Andreas Gross, a Swiss Social Democrat lawmaker, said Putin was probably just deflecting attention from the bid's weaknesses when he pointed to the corruption scandal.
"This is unconvincing because the allegations harm FIFA but hardly Russia," he told The Moscow Times.
Gross, who is also a member of the Council of Europe's Parliamentary Assembly monitoring group for Russia, argued that Moscow's chances looked dim because of uncertainty surrounding the Sochi Olympics.
Construction for the 2014 Olympic Games has been beset with delays, corruption scandals and protests from locals.
"I think FIFA will want to wait to see how Russia manages Sochi before it gives them such a prize," he said.
But Axel Vartanyan, a prominent football historian, said it was too early to declare the bid failed.
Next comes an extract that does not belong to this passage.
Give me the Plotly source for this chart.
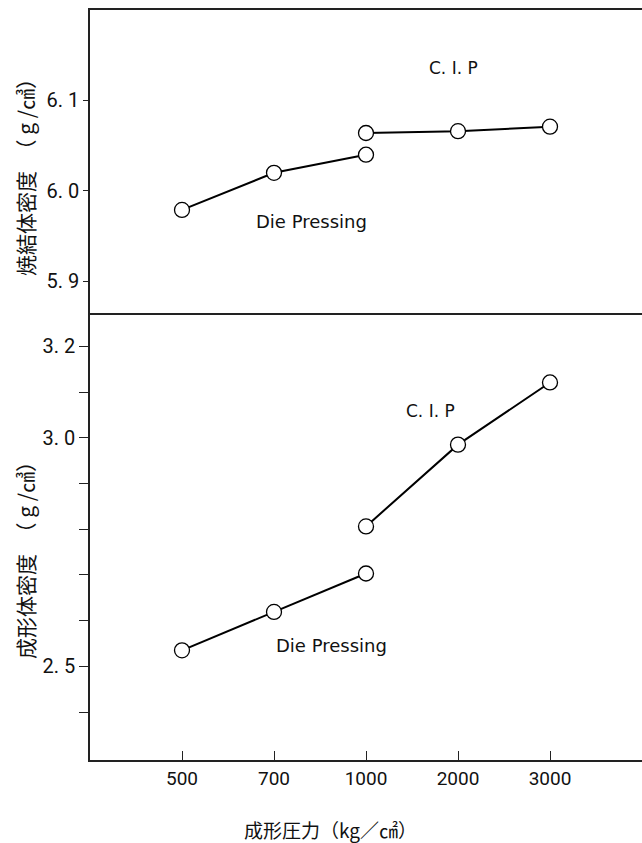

"This is just one version. Another one is that Putin knows that [Russia] will get the tournament and that going all the way to Switzerland is unnecessary," he told The Moscow Times.
Putin himself argued that he would stay away out of respect for the voting FIFA executives. "I decided this so they can make an objective decision without any outside pressure. And I call on my colleagues from other countries to do the same," he said.
It seemed unlikely that his advice would be heeded, however.
British Prime Minister David Cameron arrived in Zurich on Wednesday with Prince William and former England captain David Beckham for a last-ditch charm offensive.
Also expected are Portuguese Prime Minister Jose Socrates and his Spanish counterpart, Jose Luis Rodriguez Zapatero, to promote their joint bid for 2018. Former U.S. President Bill Clinton led the U.S. delegation bidding for 2022.
Apart from Putin's role, Russia's World Cup hopes rest on the theory that FIFA policy favors countries where football has development opportunities.
"That was why South Africa got the 2010 World Cup — as an investment in the future of its football," Vartanyan said.
Russia’s bid includes construction of 13 stadiums and renovation of three more at a projected cost of $3.8 billion and an operating budget of $641 million for 2017-18.
The overall cost would likely run into the tens of billions of dollars, but the World Cup would inject more urgency and a stricter timeline into the government’s modernization program, UralSib said in a research note Monday.
Critics have said Russia's disadvantages — huge distances between stadiums, poor infrastructure and high construction costs — make the bid a tough sell.
Competitors like England and Belgium/Netherlands argue that they already have well-equipped stadiums, cheap hotels and easy access to playing sites after hosting large-scale tournaments in the past.
Vartanyan conceded that it would be difficult to fill stadiums after the tournament, given low attendance rates at Russian football games.
"Even in the Premier League, stadiums on average have some 19,000 spectators. That is not very much," he said, adding that Russia's early winter and the violent reputation of football fans contributed to the difficulties.
"Ultimately, getting the World Cup it is a matter of national prestige," he said.